In the Yellen and Powell reigns there hasn’t been a single dissenting vote on monetary policy. In uncharted monetary waters in July, members of the Federal Open Market Committee, which takes monetary-policy-implementation decisions, yet again took refuge in voting unanimously.

The Fed’s July 28 statement displays a kind of monetary cognitive dissonance. It seeks to reassure markets, the Biden administration, and Congress that it’s on the inflation ball, while promising to maintain the gusher of easy money for the foreseeable future. The central bank plans to keep its target benchmark interest rate range of 0 to 25 basis points, to continue buying $80 billion of Treasuries and $40 billion of mortgage-backed securities monthly, and to maintain the interest rate it pays on excess reserves that banks hold at the Fed at a paltry 15 basis points. It said it is currently aiming “to achieve inflation moderately above 2 percent for some time” to catch up for the previous period in which inflation had been below the then-hallowed 2 percent target, and that the Fed “expects to maintain an accommodative” monetary stance.
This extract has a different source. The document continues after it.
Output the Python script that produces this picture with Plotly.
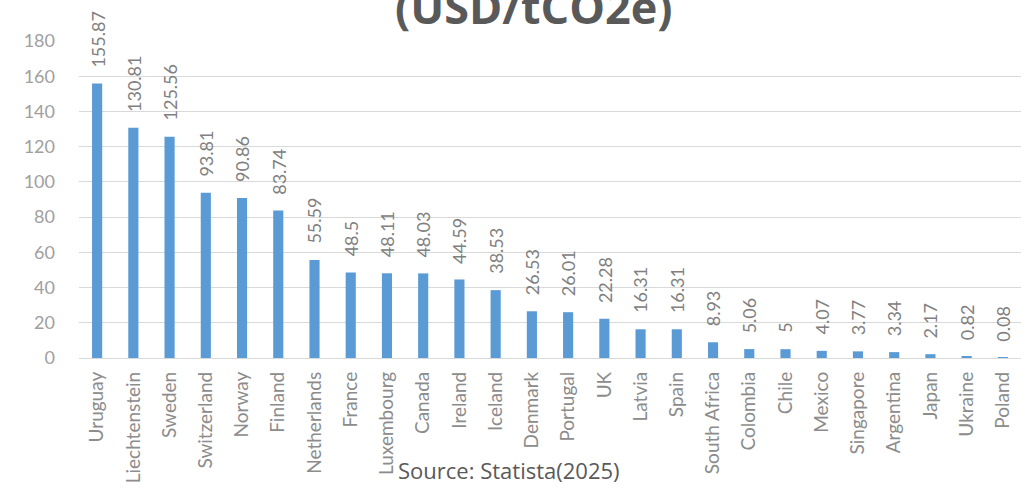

Interest rates are the economy’s most important price, the price of future versus present investment and consumption. Real benchmark interest rates are negative. You don’t have to be an economist to understand that that’s nuts.

The Fed has the tools and a statutory mandate to pursue “stable” prices. But since 2012 on its own prerogative, it has targeted 2 percent inflation. In 2020, as alluded to above, the Fed, again on its own prerogative, upped the ante, adopting an inflation-averaging policy, meaning it would permit and indeed encourage higher inflation to catch up for past inflation deemed too low.

Inflation doesn’t have to be Venezuelan or Zimbabwean hyperinflation to be destructive. It’s a tax diminishing the value of dollars earned and saved, and it increases the effective income- and capital-gains tax rates. It can cause systemic malinvestment, and it transfers wealth from creditors to debtors — the biggest of which is Uncle Sam. While the observation may not be fashionable in Washington, gentle deflation would benefit many consumers and businesses. Joe and Sally Sixpack would welcome a kilowatt-hour, crown, college tuition, and gas that cost a bit less next year, assuming — an important caveat — that this was not accompanied by falls in nominal income.

The Fed’s signal that it may raise its benchmark rate modestly by the end of 2023 is really a promise of continued easy money. The commitment to stay the course buying Treasuries and mortgage-backed securities and Chairman Powell’s comment that inflation will run “above our objective for a few months” before falling underscored the fact that the central bank remains in denial about inflation.

For the Fed to believe that it can and should use creative monetary policy to manage the macro-economy is a remarkable display of hubris. While the Fed has cultivated and enjoys a stellar reputation on both sides of the political aisle and with much of the public, its track record since its 1913 creation has been less than stellar. The dollar has lost 96 percent of its value, and the U.S. has suffered multiple financial and economic crises.

On June 22, Chairman Powell assured the House Select Subcommittee on the Coronavirus that double-digit inflation was “very, very unlikely.” Not however, if the Fed doesn’t act decisively. Time for Volcker 2.0.

Eric Grover is the principal at Intrepid Ventures, providing corporate development and strategy consulting to financial-services, payment-network, and processing businesses, principally in North America and Europe.